On 8/1/2011 10:34 PM, Robert Dodier wrote:
> On 8/1/11, Stavros Macrakis<macrakis at alum.mit.edu> wrote:
>
>> format1 (called by subst, part, displa, etc.) does
>> conversions like ((mexpt) x -1) => ((mquotient) 1 x); it could equally well
>> transform #c(1 2) => ((mplus) 1 ((mtimes) 2 $%i)).
> Yeah, that makes sense to me.
matching programs do not call format1. I never use part if time is of
any concern.
Inpart, which does not call format1, is much much much much faster. I
was not aware that
subst called format1. (It doesn't show on tracing . maybe you are really
talking about a program
with a different name, not format1?)
> In general, I'd like to see Maxima take a laissez-faire attitude
> toward Lisp complexes and rationals.
> It's OK if Maxima doesn't know what to make of sin(z) where z is
> a Lisp complex or rational, but it's not OK if it triggers an error.
I agree. But I think that is not the point here.
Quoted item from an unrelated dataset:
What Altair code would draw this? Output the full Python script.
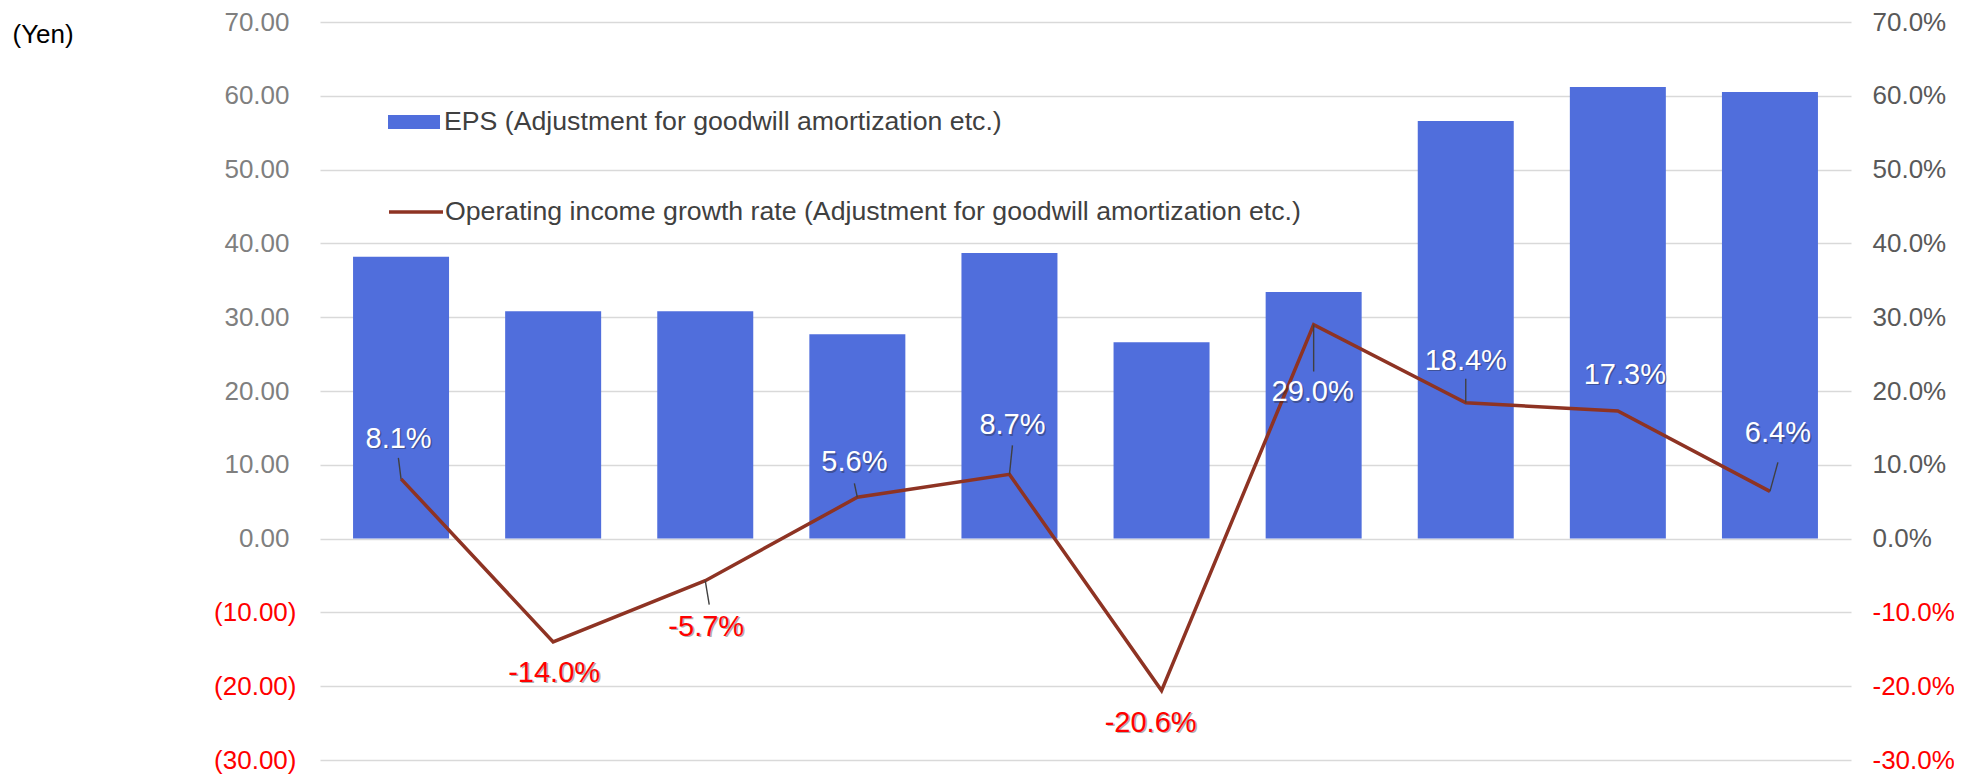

The point here is how many different ways should maxima maintain and
continue to maintain in
its processing through simplification, solving, matching, etc. for
representing the same abstract
concept. ((mquotient) 1 2) ((mexpt) 2 -1) ((rat) 1 2), common lisp
1/2 are all the same number. All are converted to
((rat) 1 2).
allowing #c(1 2) as a special form for a+bi where a,b are both common
lisp reals can be easily handled if the first time it is encountered it
is converted to something that already exists. Doing otherwise requires
a huge amount of rewriting of code, and probably a decade of debugging.
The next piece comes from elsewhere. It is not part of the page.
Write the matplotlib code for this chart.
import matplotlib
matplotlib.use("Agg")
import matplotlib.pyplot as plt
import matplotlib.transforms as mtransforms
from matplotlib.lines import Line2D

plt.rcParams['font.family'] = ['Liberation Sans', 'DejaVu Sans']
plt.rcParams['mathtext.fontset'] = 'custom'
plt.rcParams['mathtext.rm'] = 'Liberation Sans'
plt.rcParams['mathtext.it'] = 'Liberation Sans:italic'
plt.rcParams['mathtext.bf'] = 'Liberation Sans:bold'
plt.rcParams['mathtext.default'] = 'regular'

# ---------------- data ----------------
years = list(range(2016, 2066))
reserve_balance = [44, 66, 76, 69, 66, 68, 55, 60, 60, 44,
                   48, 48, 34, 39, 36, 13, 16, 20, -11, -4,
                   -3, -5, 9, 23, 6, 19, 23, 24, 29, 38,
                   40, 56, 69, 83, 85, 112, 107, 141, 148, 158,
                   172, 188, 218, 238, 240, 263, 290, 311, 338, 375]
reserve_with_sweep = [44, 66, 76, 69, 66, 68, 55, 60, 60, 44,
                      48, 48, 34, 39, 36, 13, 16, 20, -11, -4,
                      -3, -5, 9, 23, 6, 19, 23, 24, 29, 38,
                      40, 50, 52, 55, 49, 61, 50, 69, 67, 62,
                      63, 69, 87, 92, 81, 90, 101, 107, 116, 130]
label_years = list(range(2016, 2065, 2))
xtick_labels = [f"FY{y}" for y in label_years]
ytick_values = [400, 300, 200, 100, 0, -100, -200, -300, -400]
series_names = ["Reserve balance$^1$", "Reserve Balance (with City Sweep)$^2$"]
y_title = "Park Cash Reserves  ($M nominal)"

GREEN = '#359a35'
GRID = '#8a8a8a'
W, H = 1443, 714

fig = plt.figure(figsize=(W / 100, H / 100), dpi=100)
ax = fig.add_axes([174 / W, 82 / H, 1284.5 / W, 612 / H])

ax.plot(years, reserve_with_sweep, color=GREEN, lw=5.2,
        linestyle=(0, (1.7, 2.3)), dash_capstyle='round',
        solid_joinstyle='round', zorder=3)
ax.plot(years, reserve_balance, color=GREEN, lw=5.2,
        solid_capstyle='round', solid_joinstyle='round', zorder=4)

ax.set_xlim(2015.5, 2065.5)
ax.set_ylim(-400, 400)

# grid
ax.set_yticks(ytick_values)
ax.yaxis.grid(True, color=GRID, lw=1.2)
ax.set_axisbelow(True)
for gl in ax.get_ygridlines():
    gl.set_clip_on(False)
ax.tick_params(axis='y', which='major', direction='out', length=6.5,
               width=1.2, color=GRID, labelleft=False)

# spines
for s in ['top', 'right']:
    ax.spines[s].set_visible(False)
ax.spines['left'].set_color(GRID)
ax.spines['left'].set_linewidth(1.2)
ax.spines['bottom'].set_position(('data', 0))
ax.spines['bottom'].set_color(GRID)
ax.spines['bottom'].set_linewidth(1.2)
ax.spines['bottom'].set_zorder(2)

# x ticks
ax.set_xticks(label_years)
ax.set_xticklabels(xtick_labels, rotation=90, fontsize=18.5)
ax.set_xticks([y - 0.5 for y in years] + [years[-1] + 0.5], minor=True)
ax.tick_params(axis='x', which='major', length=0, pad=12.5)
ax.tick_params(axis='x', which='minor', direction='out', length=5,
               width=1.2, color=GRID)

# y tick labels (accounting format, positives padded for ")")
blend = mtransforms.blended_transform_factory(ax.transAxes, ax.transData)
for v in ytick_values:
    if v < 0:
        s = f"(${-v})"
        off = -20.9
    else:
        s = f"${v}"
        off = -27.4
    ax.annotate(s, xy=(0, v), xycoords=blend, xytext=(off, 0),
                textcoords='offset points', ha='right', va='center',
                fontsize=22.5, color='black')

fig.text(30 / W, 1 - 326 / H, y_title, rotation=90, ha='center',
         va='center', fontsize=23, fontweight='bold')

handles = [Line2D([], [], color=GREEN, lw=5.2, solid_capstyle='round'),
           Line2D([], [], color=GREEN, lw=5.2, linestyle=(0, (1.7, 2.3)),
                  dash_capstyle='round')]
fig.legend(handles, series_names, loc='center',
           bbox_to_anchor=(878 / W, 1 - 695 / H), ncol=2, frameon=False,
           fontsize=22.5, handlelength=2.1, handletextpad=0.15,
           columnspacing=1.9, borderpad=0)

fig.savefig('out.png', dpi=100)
If the parser never produces #c(1 2), and it is not produced as a value
by any maxima program, it is
not likely that cosine will ever see it. Allowing 'other' lisp objects
to be treated nicely by cosine (if you mean
a nice error message) is OK. Actually computing cosines is another
matter. What about CL arrays?
defstructs? CLOS objects? files? Mathematica, for example, allows
Cos[array].
If we spread "CL complex is OK" in as many places as we can find, I
think it will merely make processing slower for everyone, and buggier
for people who do use them. It will only slow things down a little if
you check for CL at the entry to cosine (etc) with numer:true. I suspect
you will have to diddle with bigfloat cosine (etc) as well...
>
> I claim the correct mathematical approach to unknown objects
> is to leave them alone; that way an interested party can devise
> the functions or identities or whatever to handle them.
For Maxima to operate as usual, the unknown objects must have a certain
form:
((objectname simp) other stuff goes here) or these objects might be OK
if they
are viewed as "atoms" (e.g. pathnames?) and fall out in the processing,
> Triggering an error is essentially a declaration that there can
> never be a way to handle the objects in question.
> Maybe in some limited cases, an error is appropriate.
> But that certainly shouldn't be the option of first resort.
Yes, the issue here is what to do with Lisp complex numbers if they are
not treated as foreign objects.
They happen to pass the "numberp" test so they are not entirely foreign.
If they didn't, they would just be atoms like x, y,,z.